**Problem requirements**
Write out the material again word for word, dropping any images it holds.

**Stored data**
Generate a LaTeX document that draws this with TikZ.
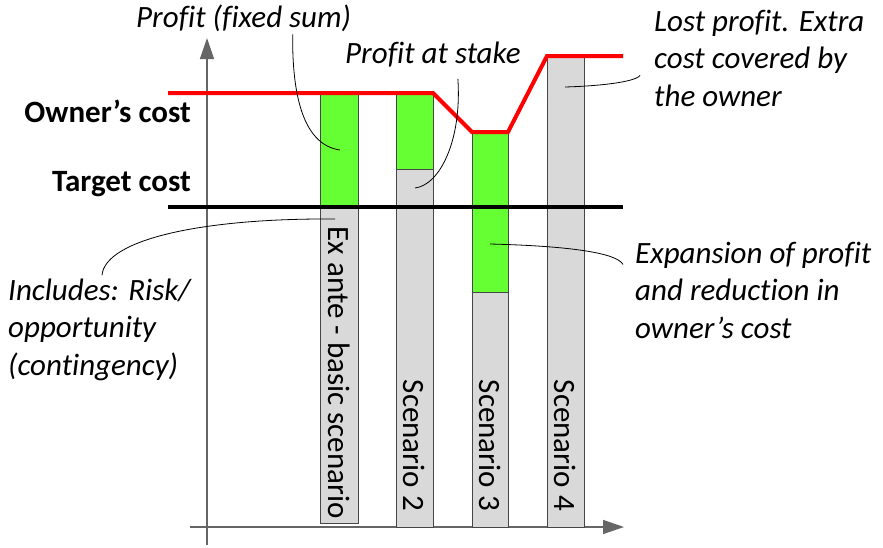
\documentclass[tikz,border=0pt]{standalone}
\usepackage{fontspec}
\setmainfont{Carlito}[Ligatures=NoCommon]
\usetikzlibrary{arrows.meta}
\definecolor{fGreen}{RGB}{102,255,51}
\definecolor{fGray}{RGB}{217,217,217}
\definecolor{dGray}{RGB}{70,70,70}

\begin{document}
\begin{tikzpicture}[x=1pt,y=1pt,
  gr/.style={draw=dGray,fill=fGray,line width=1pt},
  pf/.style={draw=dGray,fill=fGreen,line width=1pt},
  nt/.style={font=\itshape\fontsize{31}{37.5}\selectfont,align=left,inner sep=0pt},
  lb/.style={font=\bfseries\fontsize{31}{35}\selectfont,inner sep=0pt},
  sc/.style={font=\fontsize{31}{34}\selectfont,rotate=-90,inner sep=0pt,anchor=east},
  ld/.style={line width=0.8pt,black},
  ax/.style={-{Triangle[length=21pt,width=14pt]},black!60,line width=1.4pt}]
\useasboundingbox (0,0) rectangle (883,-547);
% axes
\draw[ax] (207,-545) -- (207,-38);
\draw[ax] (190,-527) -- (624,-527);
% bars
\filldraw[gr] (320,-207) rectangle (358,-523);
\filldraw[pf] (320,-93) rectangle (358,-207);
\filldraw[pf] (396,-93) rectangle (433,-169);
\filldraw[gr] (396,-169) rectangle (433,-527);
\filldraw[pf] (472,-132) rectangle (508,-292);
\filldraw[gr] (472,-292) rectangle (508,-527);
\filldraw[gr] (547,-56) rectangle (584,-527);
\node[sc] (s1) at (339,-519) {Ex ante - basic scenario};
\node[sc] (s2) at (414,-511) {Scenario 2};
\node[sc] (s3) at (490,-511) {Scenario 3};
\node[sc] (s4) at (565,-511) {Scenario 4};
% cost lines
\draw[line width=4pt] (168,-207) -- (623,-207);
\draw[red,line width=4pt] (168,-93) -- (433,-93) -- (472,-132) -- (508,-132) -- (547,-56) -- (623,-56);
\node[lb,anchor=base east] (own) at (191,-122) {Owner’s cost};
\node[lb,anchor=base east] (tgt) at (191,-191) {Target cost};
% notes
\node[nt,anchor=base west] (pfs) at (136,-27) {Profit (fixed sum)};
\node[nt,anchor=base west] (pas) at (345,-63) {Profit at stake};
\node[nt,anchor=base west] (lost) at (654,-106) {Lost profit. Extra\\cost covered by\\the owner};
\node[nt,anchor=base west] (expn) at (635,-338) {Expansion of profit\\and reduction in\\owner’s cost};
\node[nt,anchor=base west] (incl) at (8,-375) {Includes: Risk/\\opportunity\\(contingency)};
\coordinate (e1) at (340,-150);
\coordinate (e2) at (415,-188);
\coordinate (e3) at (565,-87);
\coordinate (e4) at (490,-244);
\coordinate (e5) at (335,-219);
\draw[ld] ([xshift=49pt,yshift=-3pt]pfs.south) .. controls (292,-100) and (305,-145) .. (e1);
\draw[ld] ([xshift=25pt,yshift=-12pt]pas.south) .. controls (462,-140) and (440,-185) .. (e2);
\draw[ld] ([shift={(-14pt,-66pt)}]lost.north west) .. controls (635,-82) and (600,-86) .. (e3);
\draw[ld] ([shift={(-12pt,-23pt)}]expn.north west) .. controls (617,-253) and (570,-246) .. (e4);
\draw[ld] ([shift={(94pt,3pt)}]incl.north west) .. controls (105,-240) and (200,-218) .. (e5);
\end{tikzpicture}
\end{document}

**Expected answer**
Generate a LaTeX document that draws this with TikZ.
\documentclass[tikz,border=0pt]{standalone}
\usepackage{fontspec}
\setmainfont{Carlito}[Ligatures=NoCommon]
\usetikzlibrary{arrows.meta}
\definecolor{fGreen}{RGB}{102,255,51}
\definecolor{fGray}{RGB}{217,217,217}
\definecolor{dGray}{RGB}{70,70,70}

\begin{document}
\begin{tikzpicture}[x=1pt,y=1pt,
  gr/.style={draw=dGray,fill=fGray,line width=1pt},
  pf/.style={draw=dGray,fill=fGreen,line width=1pt},
  nt/.style={font=\itshape\fontsize{31}{37.5}\selectfont,align=left,inner sep=0pt},
  lb/.style={font=\bfseries\fontsize{31}{35}\selectfont,inner sep=0pt},
  sc/.style={font=\fontsize{31}{34}\selectfont,rotate=-90,inner sep=0pt,anchor=east},
  ld/.style={line width=0.8pt,black},
  ax/.style={-{Triangle[length=21pt,width=14pt]},black!60,line width=1.4pt}]
\useasboundingbox (0,0) rectangle (883,-547);
% axes
\draw[ax] (207,-545) -- (207,-38);
\draw[ax] (190,-527) -- (624,-527);
% bars
\filldraw[gr] (320,-207) rectangle (358,-523);
\filldraw[pf] (320,-93) rectangle (358,-207);
\filldraw[pf] (396,-93) rectangle (433,-169);
\filldraw[gr] (396,-169) rectangle (433,-527);
\filldraw[pf] (472,-132) rectangle (508,-292);
\filldraw[gr] (472,-292) rectangle (508,-527);
\filldraw[gr] (547,-56) rectangle (584,-527);
\node[sc] (s1) at (339,-519) {Ex ante - basic scenario};
\node[sc] (s2) at (414,-511) {Scenario 2};
\node[sc] (s3) at (490,-511) {Scenario 3};
\node[sc] (s4) at (565,-511) {Scenario 4};
% cost lines
\draw[line width=4pt] (168,-207) -- (623,-207);
\draw[red,line width=4pt] (168,-93) -- (433,-93) -- (472,-132) -- (508,-132) -- (547,-56) -- (623,-56);
\node[lb,anchor=base east] (own) at (191,-122) {Owner’s cost};
\node[lb,anchor=base east] (tgt) at (191,-191) {Target cost};
% notes
\node[nt,anchor=base west] (pfs) at (136,-27) {Profit (fixed sum)};
\node[nt,anchor=base west] (pas) at (345,-63) {Profit at stake};
\node[nt,anchor=base west] (lost) at (654,-106) {Lost profit. Extra\\cost covered by\\the owner};
\node[nt,anchor=base west] (expn) at (635,-338) {Expansion of profit\\and reduction in\\owner’s cost};
\node[nt,anchor=base west] (incl) at (8,-375) {Includes: Risk/\\opportunity\\(contingency)};
\coordinate (e1) at (340,-150);
\coordinate (e2) at (415,-188);
\coordinate (e3) at (565,-87);
\coordinate (e4) at (490,-244);
\coordinate (e5) at (335,-219);
\draw[ld] ([xshift=49pt,yshift=-3pt]pfs.south) .. controls (292,-100) and (305,-145) .. (e1);
\draw[ld] ([xshift=25pt,yshift=-12pt]pas.south) .. controls (462,-140) and (440,-185) .. (e2);
\draw[ld] ([shift={(-14pt,-66pt)}]lost.north west) .. controls (635,-82) and (600,-86) .. (e3);
\draw[ld] ([shift={(-12pt,-23pt)}]expn.north west) .. controls (617,-253) and (570,-246) .. (e4);
\draw[ld] ([shift={(94pt,3pt)}]incl.north west) .. controls (105,-240) and (200,-218) .. (e5);
\end{tikzpicture}
\end{document}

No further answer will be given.